Founded in 1854, the Republican Party rose to prominence and power when its nominee, Abraham Lincoln, won the presidential election of 1860. To this day, many people regard it as the "Party of Lincoln" and historians and the general public have long considered Lincoln, next only to Washington, as America's greatest president (see also "Rating the Presidents" by Pat Buchanan and "Down With the Presidency" by Lew Rockwell).


   The first big lie, which is universally believed, is that Lincoln, dubbed the "Great Emancipator" by his cult of worshippers, went to war in order to free slaves. The abhorrence of racial injustice and the desire to abolish slavery played no role in the Union's determination to strangle the Confederacy in its cradle. What did? One factor was Lincoln's determination to preserve the Union at any cost – including the lives of hundreds of thousands of people. In 1862, Lincoln wrote to Horace Greeley (the leading Northern newspaperman of the day): "My paramount object in this struggle is to save the Union, and it is not either to save or destroy slavery. If I could save the Union without freeing any slave, I would do it."

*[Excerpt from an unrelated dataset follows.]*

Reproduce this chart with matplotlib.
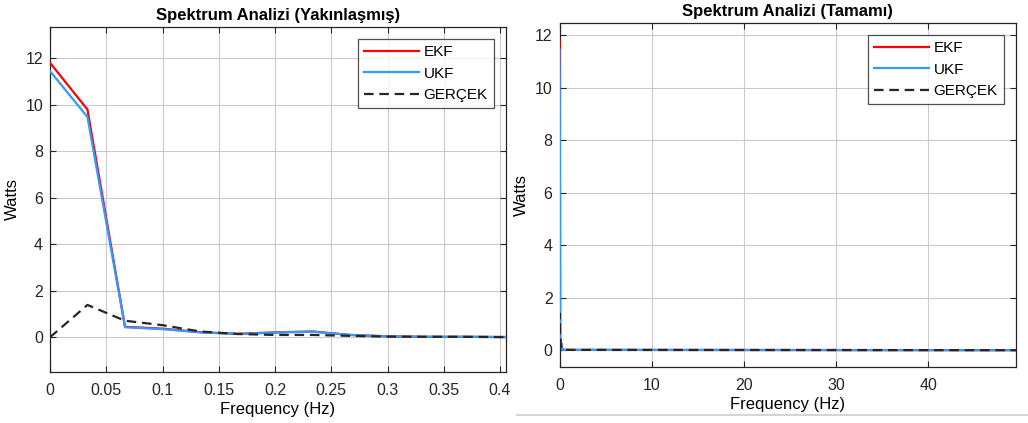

Similarly, in 1861 Congress resolved that the purpose of the war was not "[to interfere] with the rights or established institutions of those states," but to preserve the Union "with the rights of the several states unimpaired." On the day that hostilities commenced at Fort Sumter (12 April 1861), only the seven states of the Deep South had seceded, there were more slaves within the Union than outside it and Lincoln hadn't the slightest intention to free any of them. Alexis de Tocqueville's observation in Democracy in America (1835-40) remained true: "The prejudice of race appears to be stronger in the states that have abolished slavery than in those where it still exists."

Another factor that motivated war was the Republican Party's lust (which, with few and brief exceptions, it has retained to the present day) to tax and spend. The North waged war against the South in order to regain the federal tax revenue that would be lost if the Southern states seceded peacefully.(2) Republicans were then, and remain today, a Party of Big Government. In Lincoln's time, Republicans championed a high (i.e., protectionist) tariff. They used the proceeds – which were laundered through roads, canals, railways, etc. – to dispense lavish corporate welfare to their backers. To Republicans, the fact that tariffs, corporate welfare and the like favoured an anointed few (whose residences, factories, etc., were overwhelmingly in the North) and punished a benighted many (Southerners were mostly "outs" rather than "ins") was inconsequential. What was essential, however, was that consumers, Southern as well as Northern, subsidise Republicans' wealthy backers. Southerners' unwillingness to subjugate themselves to Republicans ultimately drove them to secede.


In Lincoln's view, only by keeping the Union intact – by force of arms if necessary – could Republicans' lust to tax, dispense largesse and build an empire be sated. In his First Inaugural Address (4 March 1861), Lincoln threatened to invade any state that failed to collect federal "duties and imposts." On 19 April, he rationalised his order to blockade Southern ports on the grounds that "the collection of the revenue cannot be effectually executed" in the states that had seceded.(3)

Lincoln the racist
A second wicked lie is that Lincoln championed natural rights and racial equality. Both his words and his deeds utterly repudiated any belief in or respect for these admirable principles. "I have no purpose to introduce political and social equality between the white and black races," he announced in the first (21 August 1858) of his celebrated debates with Stephen Douglas. Like many and perhaps most other men of his time and place, Lincoln was an unapologetic and irredeemable racist: "I, as well as Judge Douglas, am in favour of the race to which I belong having the superior position." He added "Free them [slaves] and make them politically and socially our equals? My own feelings will not admit of this. We cannot, then, make them equals."